- [PROBLEM TO SOLVE]:
Among the lines of data below, reproduce only those from the one with "Emit a web page" through the one with "const fmt = d", exactly as they stand, both ends included.

- [DATA EXCERPTS]:
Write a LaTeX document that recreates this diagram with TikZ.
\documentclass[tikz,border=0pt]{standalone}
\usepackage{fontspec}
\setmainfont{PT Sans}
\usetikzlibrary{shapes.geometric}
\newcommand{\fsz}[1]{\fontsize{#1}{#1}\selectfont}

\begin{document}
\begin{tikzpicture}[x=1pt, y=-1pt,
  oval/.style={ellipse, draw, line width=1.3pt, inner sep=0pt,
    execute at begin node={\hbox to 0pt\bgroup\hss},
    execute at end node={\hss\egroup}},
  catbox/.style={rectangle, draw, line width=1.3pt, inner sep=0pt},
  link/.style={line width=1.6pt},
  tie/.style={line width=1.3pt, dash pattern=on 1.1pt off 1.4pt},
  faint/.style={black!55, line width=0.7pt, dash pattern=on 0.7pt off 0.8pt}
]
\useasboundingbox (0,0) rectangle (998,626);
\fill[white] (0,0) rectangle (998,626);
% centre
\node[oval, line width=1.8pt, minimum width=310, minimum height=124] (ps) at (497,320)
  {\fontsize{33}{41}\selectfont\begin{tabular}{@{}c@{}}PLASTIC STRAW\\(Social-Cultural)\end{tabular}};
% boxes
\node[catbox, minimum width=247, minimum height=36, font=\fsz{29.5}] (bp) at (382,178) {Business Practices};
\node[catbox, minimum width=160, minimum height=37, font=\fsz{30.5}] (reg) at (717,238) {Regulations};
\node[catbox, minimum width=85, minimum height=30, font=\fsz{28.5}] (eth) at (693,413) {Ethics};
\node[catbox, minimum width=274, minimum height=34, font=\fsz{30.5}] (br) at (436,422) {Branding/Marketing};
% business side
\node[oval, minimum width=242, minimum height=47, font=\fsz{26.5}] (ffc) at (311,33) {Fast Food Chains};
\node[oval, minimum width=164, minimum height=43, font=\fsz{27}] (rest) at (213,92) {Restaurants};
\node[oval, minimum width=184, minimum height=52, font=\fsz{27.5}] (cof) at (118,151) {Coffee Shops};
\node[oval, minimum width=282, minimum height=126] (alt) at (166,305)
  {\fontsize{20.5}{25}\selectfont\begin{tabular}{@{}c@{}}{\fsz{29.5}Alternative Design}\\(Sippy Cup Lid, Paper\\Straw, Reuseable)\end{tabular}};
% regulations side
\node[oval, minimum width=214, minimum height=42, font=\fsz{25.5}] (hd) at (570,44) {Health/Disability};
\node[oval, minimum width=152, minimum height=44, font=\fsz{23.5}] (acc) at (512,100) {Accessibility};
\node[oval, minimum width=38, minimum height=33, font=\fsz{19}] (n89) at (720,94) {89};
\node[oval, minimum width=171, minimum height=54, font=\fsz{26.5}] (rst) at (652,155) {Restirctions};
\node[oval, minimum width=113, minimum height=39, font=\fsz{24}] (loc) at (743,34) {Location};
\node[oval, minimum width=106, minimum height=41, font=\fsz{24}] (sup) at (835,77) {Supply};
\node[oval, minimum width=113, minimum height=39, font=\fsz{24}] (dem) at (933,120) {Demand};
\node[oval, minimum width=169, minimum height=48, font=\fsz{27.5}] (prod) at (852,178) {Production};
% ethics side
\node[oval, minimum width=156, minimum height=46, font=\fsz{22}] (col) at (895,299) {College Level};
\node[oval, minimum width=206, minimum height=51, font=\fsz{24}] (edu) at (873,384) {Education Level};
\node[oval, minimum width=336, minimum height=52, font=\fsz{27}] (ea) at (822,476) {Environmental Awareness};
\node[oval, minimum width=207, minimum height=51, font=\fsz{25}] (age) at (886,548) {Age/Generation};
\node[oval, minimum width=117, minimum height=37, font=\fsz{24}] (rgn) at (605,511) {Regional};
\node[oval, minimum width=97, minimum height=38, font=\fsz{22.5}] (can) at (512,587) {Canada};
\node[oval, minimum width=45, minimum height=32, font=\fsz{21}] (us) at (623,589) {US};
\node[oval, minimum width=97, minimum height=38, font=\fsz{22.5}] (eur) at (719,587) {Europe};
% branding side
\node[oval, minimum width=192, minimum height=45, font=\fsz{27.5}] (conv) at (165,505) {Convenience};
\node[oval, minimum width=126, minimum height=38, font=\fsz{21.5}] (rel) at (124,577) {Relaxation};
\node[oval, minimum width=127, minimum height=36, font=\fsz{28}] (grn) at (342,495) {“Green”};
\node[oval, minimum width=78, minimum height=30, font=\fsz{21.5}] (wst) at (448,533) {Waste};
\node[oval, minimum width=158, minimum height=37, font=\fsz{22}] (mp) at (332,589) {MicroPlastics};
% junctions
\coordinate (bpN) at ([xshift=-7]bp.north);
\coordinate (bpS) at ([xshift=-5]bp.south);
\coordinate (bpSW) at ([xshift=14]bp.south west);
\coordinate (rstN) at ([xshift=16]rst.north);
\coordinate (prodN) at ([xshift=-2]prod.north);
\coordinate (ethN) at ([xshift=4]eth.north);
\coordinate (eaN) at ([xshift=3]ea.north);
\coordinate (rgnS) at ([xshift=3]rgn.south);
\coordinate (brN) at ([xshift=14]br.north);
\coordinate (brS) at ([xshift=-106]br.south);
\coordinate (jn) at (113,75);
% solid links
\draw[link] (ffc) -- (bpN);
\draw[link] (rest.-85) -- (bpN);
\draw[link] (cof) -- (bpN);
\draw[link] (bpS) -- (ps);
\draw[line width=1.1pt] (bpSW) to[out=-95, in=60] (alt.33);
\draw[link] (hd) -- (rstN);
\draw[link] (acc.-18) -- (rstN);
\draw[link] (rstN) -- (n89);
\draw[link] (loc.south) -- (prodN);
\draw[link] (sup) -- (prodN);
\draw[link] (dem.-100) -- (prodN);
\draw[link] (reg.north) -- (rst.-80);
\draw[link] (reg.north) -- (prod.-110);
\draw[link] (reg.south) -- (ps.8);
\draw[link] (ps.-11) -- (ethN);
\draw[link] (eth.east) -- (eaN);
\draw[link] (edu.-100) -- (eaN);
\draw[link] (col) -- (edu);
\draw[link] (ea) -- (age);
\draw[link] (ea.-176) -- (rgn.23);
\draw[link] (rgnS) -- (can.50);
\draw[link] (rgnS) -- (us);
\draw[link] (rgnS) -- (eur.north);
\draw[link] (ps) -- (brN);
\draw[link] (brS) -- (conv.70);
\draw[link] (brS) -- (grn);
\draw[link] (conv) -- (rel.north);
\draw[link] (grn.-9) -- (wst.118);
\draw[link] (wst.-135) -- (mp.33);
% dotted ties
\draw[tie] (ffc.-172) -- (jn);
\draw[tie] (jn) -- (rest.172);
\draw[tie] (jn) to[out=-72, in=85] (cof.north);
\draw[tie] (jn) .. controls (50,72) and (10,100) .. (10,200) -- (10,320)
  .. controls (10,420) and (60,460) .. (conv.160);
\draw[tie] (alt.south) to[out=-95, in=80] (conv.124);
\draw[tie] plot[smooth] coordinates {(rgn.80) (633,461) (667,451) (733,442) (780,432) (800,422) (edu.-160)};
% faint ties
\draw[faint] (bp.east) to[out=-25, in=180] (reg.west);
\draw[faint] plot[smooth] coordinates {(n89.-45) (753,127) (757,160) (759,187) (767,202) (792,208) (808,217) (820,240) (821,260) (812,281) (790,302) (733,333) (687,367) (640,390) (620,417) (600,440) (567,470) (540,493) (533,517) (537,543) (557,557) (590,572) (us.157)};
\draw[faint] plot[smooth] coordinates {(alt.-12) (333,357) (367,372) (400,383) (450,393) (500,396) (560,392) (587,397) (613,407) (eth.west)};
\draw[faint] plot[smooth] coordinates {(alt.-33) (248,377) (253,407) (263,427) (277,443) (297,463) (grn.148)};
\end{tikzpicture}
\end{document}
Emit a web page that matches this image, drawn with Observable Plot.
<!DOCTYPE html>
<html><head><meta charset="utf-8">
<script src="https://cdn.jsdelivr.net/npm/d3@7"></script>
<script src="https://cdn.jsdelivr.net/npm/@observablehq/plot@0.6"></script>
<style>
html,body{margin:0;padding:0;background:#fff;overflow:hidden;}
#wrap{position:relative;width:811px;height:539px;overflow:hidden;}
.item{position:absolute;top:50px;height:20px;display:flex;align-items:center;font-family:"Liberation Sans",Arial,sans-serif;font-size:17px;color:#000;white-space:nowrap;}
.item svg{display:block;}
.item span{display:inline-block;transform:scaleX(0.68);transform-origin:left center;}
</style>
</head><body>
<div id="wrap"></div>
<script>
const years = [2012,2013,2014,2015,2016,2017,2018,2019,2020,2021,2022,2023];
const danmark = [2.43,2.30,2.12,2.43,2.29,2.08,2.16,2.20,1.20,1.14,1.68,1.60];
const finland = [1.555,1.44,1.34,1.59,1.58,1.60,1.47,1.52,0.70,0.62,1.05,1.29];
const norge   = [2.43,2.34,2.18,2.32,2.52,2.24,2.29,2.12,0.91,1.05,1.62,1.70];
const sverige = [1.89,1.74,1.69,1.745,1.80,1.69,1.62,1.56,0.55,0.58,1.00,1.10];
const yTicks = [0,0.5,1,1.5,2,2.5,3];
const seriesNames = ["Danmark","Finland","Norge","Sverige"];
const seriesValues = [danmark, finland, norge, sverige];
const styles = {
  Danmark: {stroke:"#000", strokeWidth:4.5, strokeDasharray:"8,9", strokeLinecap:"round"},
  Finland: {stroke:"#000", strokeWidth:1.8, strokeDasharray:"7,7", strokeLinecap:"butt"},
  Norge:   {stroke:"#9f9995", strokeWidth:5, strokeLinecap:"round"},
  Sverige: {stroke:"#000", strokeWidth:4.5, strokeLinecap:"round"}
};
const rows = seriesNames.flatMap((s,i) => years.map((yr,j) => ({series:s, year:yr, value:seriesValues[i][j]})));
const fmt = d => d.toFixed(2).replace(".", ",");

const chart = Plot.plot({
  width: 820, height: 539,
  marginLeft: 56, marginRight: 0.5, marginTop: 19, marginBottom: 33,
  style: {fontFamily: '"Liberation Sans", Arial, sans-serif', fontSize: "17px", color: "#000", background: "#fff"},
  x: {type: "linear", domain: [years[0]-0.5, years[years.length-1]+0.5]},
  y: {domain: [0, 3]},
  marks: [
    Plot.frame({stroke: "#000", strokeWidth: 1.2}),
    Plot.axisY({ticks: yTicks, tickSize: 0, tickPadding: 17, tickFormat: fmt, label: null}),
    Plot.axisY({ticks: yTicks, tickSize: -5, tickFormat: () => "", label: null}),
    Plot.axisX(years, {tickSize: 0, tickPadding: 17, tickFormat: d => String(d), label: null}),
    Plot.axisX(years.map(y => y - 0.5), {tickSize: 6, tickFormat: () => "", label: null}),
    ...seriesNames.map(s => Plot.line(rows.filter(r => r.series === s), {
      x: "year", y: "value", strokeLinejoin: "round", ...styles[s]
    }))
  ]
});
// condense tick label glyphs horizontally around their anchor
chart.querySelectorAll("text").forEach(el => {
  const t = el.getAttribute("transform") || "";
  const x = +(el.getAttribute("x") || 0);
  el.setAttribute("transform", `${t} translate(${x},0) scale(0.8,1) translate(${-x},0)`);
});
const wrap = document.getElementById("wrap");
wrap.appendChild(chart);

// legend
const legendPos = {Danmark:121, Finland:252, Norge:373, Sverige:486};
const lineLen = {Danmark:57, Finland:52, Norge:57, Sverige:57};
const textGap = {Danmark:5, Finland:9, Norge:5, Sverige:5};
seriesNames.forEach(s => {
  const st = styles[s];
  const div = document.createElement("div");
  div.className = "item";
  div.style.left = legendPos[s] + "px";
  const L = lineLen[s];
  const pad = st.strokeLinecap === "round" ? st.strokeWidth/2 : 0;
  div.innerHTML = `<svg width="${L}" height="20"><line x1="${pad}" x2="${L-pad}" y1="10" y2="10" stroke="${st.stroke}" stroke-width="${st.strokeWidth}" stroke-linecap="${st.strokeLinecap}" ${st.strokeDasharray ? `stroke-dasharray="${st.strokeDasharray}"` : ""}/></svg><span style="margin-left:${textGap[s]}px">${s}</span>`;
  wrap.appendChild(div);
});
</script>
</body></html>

- [REPLY TO THE EXERCISE]:
Emit a web page that matches this image, drawn with Observable Plot.
<!DOCTYPE html>
<html><head><meta charset="utf-8">
<script src="https://cdn.jsdelivr.net/npm/d3@7"></script>
<script src="https://cdn.jsdelivr.net/npm/@observablehq/plot@0.6"></script>
<style>
html,body{margin:0;padding:0;background:#fff;overflow:hidden;}
#wrap{position:relative;width:811px;height:539px;overflow:hidden;}
.item{position:absolute;top:50px;height:20px;display:flex;align-items:center;font-family:"Liberation Sans",Arial,sans-serif;font-size:17px;color:#000;white-space:nowrap;}
.item svg{display:block;}
.item span{display:inline-block;transform:scaleX(0.68);transform-origin:left center;}
</style>
</head><body>
<div id="wrap"></div>
<script>
const years = [2012,2013,2014,2015,2016,2017,2018,2019,2020,2021,2022,2023];
const danmark = [2.43,2.30,2.12,2.43,2.29,2.08,2.16,2.20,1.20,1.14,1.68,1.60];
const finland = [1.555,1.44,1.34,1.59,1.58,1.60,1.47,1.52,0.70,0.62,1.05,1.29];
const norge   = [2.43,2.34,2.18,2.32,2.52,2.24,2.29,2.12,0.91,1.05,1.62,1.70];
const sverige = [1.89,1.74,1.69,1.745,1.80,1.69,1.62,1.56,0.55,0.58,1.00,1.10];
const yTicks = [0,0.5,1,1.5,2,2.5,3];
const seriesNames = ["Danmark","Finland","Norge","Sverige"];
const seriesValues = [danmark, finland, norge, sverige];
const styles = {
  Danmark: {stroke:"#000", strokeWidth:4.5, strokeDasharray:"8,9", strokeLinecap:"round"},
  Finland: {stroke:"#000", strokeWidth:1.8, strokeDasharray:"7,7", strokeLinecap:"butt"},
  Norge:   {stroke:"#9f9995", strokeWidth:5, strokeLinecap:"round"},
  Sverige: {stroke:"#000", strokeWidth:4.5, strokeLinecap:"round"}
};
const rows = seriesNames.flatMap((s,i) => years.map((yr,j) => ({series:s, year:yr, value:seriesValues[i][j]})));
const fmt = d => d.toFixed(2).replace(".", ",");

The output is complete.